Some months pass by, with Karen and Beth discussing the fallout of the divorce amongst themselves, and Gabe and Tom amongst themselves. Tom has maintained a relationship with the travel agent, named Nancy, and Beth is now seeing someone as well, named David. Karen is shocked at this, insisting Beth should've spent some time alone after divorcing Tom. Beth disputes this, and then states she intends to marry David. She then accuses Karen of not wanting her to be truly happy so she can be superior to her. Karen replies she had hoped to forge a new family amongst her friends after escaping from her own troubled family, with Beth telling her it’s just not that simple, no one is perfect.
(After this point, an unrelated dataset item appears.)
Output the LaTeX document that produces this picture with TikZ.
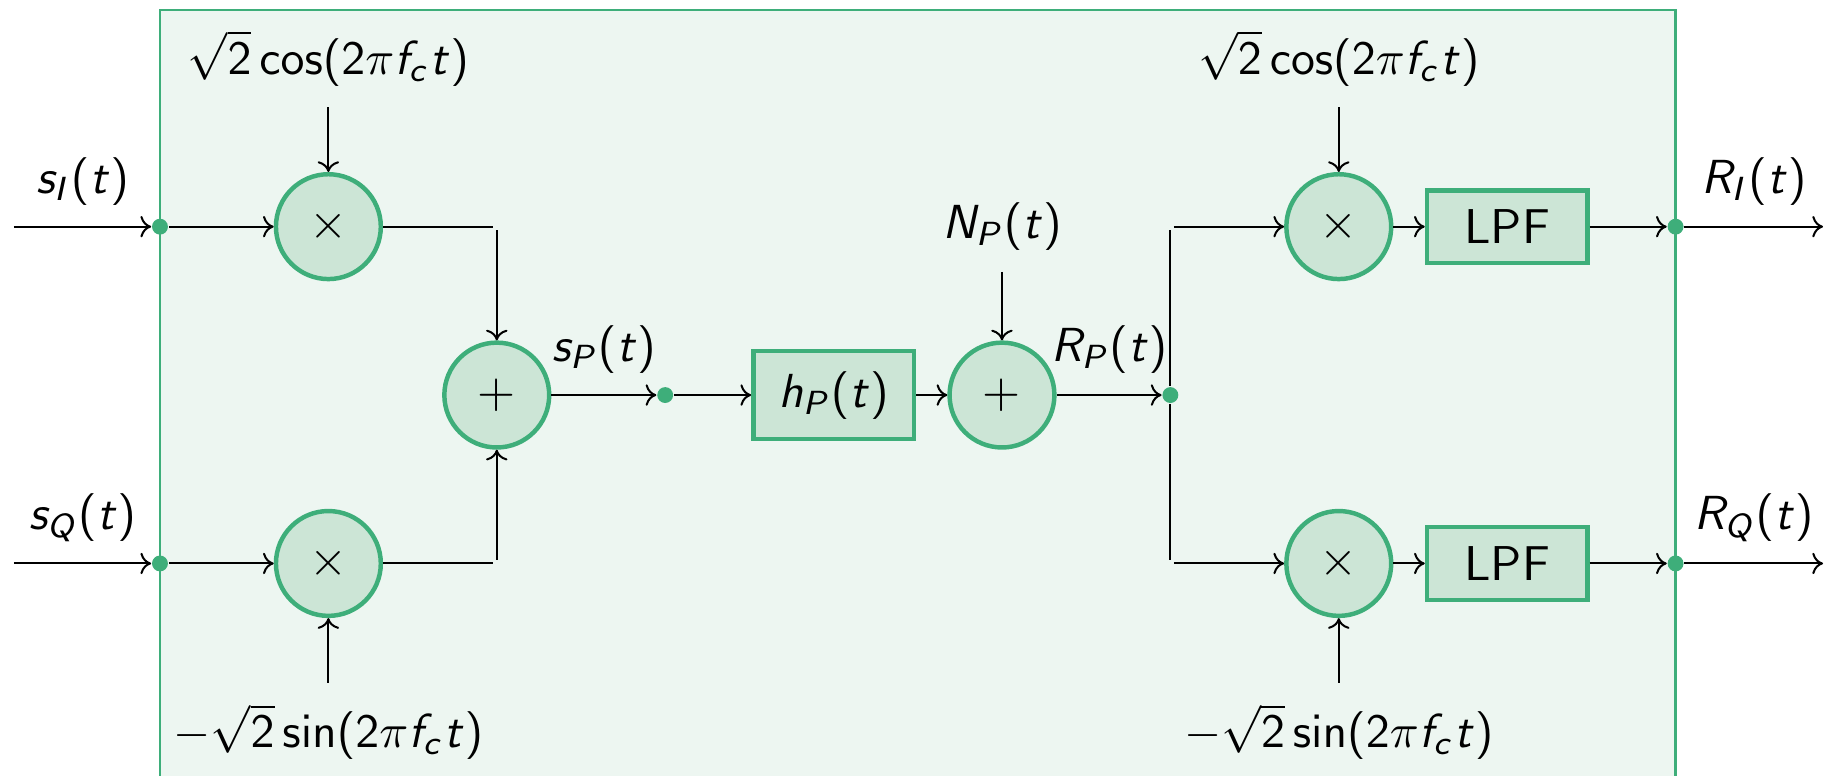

During Tom's discussion with Gabe, he talks about how happy he is with Nancy. Gabe sarcastically reminds Tom that he's there to listen as Tom doesn't want his opinion. Tom asserts that he was unhappy during the duration of his marriage and that most of the time he was putting on a show of happiness so as to not cause a problem. Gabe takes this personally, as their lives have always been a shared one, and feels Tom's unhappiness applies to him and Karen. He then explains to Tom how he had hoped that they would share the experience of growing old together in their marriages and that leaving Beth spoiled that. As they are parting ways, Tom reveals to Gabe that Beth and David actually had an affair much earlier in their marriage. Gabe shares this with Karen when they return to Martha's Vineyard, changing her perspective of the divorce and feeling hurt Beth never shared this with her. Later that night, they both confess they've grown to no longer feel close to their friends. Karen shares a dream she had of her and Gabe making love next to another couple, who are also them. She is angered when Gabe initially doesn't say anything but he finally says it is symbolic of the natural evolution of a relationship. She frets about how they'll not follow the same path as Tom and Beth. Gabe reassures her by "scaring" her (a tease he does to show her his affection) and kisses her. She kisses him back.

==Cast==
- Dennis Quaid as Gabe
- Andie MacDowell as Karen
- Greg Kinnear as Tom
- Toni Collette as Beth
- Ruth Reichl as Herself

==Reception==
On review aggregator Rotten Tomatoes, Dinner with Friends has an approval rating of 90% based on 10 reviews, with an average rating of 6.4/10.

Steven Oxman of Variety wrote: "What makes Dinner with Friends such an impressive work is Margulies’ ability to bring feelings of loss and the fear of change to the forefront in a truly honest fashion, without forcing the issues too bluntly."

==Accolades==
The film was nominated for two Emmys, including Outstanding Made for Television Movie.